GIVEN INSTRUCTION:
Show all lines from the listing below that contain "matplotlib".

DATA:

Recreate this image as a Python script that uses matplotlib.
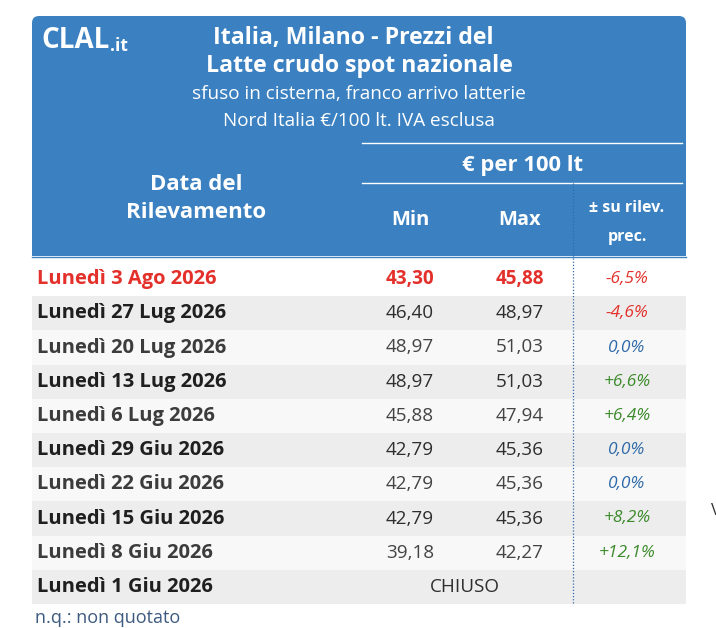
import matplotlib
matplotlib.use("Agg")
from matplotlib import pyplot as plt
from matplotlib.patches import FancyBboxPatch, Rectangle

# table data
dates = ['Lunedì 3 Ago 2026', 'Lunedì 27 Lug 2026', 'Lunedì 20 Lug 2026',
         'Lunedì 13 Lug 2026', 'Lunedì 6 Lug 2026', 'Lunedì 29 Giu 2026',
         'Lunedì 22 Giu 2026', 'Lunedì 15 Giu 2026', 'Lunedì 8 Giu 2026',
         'Lunedì 1 Giu 2026']
price_min = ['43,30', '46,40', '48,97', '48,97', '45,88', '42,79', '42,79',
             '42,79', '39,18', None]
price_max = ['45,88', '48,97', '51,03', '51,03', '47,94', '45,36', '45,36',
             '45,36', '42,27', None]
change = ['-6,5%', '-4,6%', '0,0%', '+6,6%', '+6,4%', '0,0%', '0,0%',
          '+8,2%', '+12,1%', '']
closed_label = 'CHIUSO'

title_lines = ['Italia, Milano - Prezzi del', 'Latte crudo spot nazionale']
sub_lines = ['sfuso in cisterna, franco arrivo latterie',
             'Nord Italia €/100 lt. IVA esclusa']

plt.rcParams['font.family'] = ['Open Sans', 'DejaVu Sans']

BLUE = '#3b81c1'
RED = '#e3302a'
PCT_BLUE = '#2f6aa8'
PCT_GREEN = '#3b8a2a'


def pct_color(s):
    if s.startswith('-'):
        return RED
    if s.startswith('+'):
        return PCT_GREEN
    return PCT_BLUE


fig = plt.figure(figsize=(7.16, 6.28), dpi=100)
ax = fig.add_axes([0, 0, 1, 1])
ax.set_xlim(0, 716)
ax.set_ylim(628, 0)
ax.axis('off')

# header box, rounded only at the top
L, R = 32, 686
ax.add_patch(FancyBboxPatch((L, 16), R - L, 240, boxstyle='round,pad=0,rounding_size=7',
                            fc=BLUE, ec='none'))
ax.add_patch(Rectangle((L, 200), R - L, 56, fc=BLUE, ec='none'))

# logo
ax.text(41, 40, 'CLAL', color='white', fontsize=20, fontweight='bold',
        va='center', ha='left')
ax.text(110, 46, '.it', color='white', fontsize=12.5, fontweight='bold',
        va='center', ha='left')

ax.text(353, 38, title_lines[0], color='white', fontsize=16.7, fontweight='bold',
        ha='center', va='center')
ax.text(359, 66, title_lines[1], color='white', fontsize=16.7, fontweight='bold',
        ha='center', va='center')
ax.text(359, 94, sub_lines[0], color='white', fontsize=13.6, ha='center', va='center')
ax.text(359, 121, sub_lines[1], color='white', fontsize=13.6, ha='center', va='center')

ax.plot([362, 682], [143, 143], color='white', lw=1)
ax.plot([362, 682], [183, 183], color='white', lw=1)
ax.text(522, 165, '€ per 100 lt', color='white', fontsize=15.8, fontweight='bold',
        ha='center', va='center')
ax.text(196, 185, 'Data del', color='white', fontsize=16, fontweight='bold',
        ha='center', va='center')
ax.text(196, 213, 'Rilevamento', color='white', fontsize=16, fontweight='bold',
        ha='center', va='center')

X_MIN, X_MAX, X_PCT = 410, 520, 627
ax.text(X_MIN, 220, 'Min', color='white', fontsize=14.5, fontweight='bold',
        ha='center', va='center')
ax.text(X_MAX, 220, 'Max', color='white', fontsize=14.5, fontweight='bold',
        ha='center', va='center')
ax.text(X_PCT, 208, '± su rilev.', color='white', fontsize=11.5, fontweight='bold',
        ha='center', va='center')
ax.text(X_PCT, 237, 'prec.', color='white', fontsize=11.5, fontweight='bold',
        ha='center', va='center')

# rows
top, h = 262, 34.2
for i, d in enumerate(dates):
    y0 = top + i * h
    yc = y0 + h / 2
    if i == 0:
        fc = 'white'
    elif i % 2 == 1:
        fc = '#ededed'
    else:
        fc = '#f8f8f8'
    ax.add_patch(Rectangle((L, y0), R - L, h, fc=fc, ec='none'))
    first = i == 0
    if first:
        dcol = ncol = RED
    elif i % 2 == 1:
        dcol, ncol = '#1f1f1f', '#2e2e2e'
    else:
        dcol, ncol = '#3c3c3c', '#444444'
    ax.text(37, yc, d, color=dcol, fontsize=14.5,
            fontweight='bold', ha='left', va='center')
    if price_min[i] is None:
        ax.text((X_MIN + X_MAX) / 2, yc, closed_label, color=ncol, fontsize=13.6,
                ha='center', va='center')
    else:
        ax.text(X_MIN, yc, price_min[i], color=ncol, fontsize=13.6,
                fontweight='bold' if first else 'normal', ha='center', va='center')
        ax.text(X_MAX, yc, price_max[i], color=ncol, fontsize=13.6,
                fontweight='bold' if first else 'normal', ha='center', va='center')
    if change[i]:
        ax.text(X_PCT, yc, change[i], color=pct_color(change[i]), fontsize=12.5,
                style='italic', ha='center', va='center')

ax.plot([573, 573], [183, top + len(dates) * h], color='#2f6aa8', lw=0.9,
        ls=(0, (1, 1.5)))
ax.plot([L, R], [256.5, 256.5], color=BLUE, lw=1)

ax.text(35, 618, 'n.q.: non quotato', color='#3d5a80', fontsize=13,
        ha='left', va='center')
ax.text(711, 511, 'V', color='#333333', fontsize=12, ha='left', va='center')

fig.savefig('out.png', dpi=100)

FULL OUTPUT:
Recreate this image as a Python script that uses matplotlib.
import matplotlib
matplotlib.use("Agg")
from matplotlib import pyplot as plt
from matplotlib.patches import FancyBboxPatch, Rectangle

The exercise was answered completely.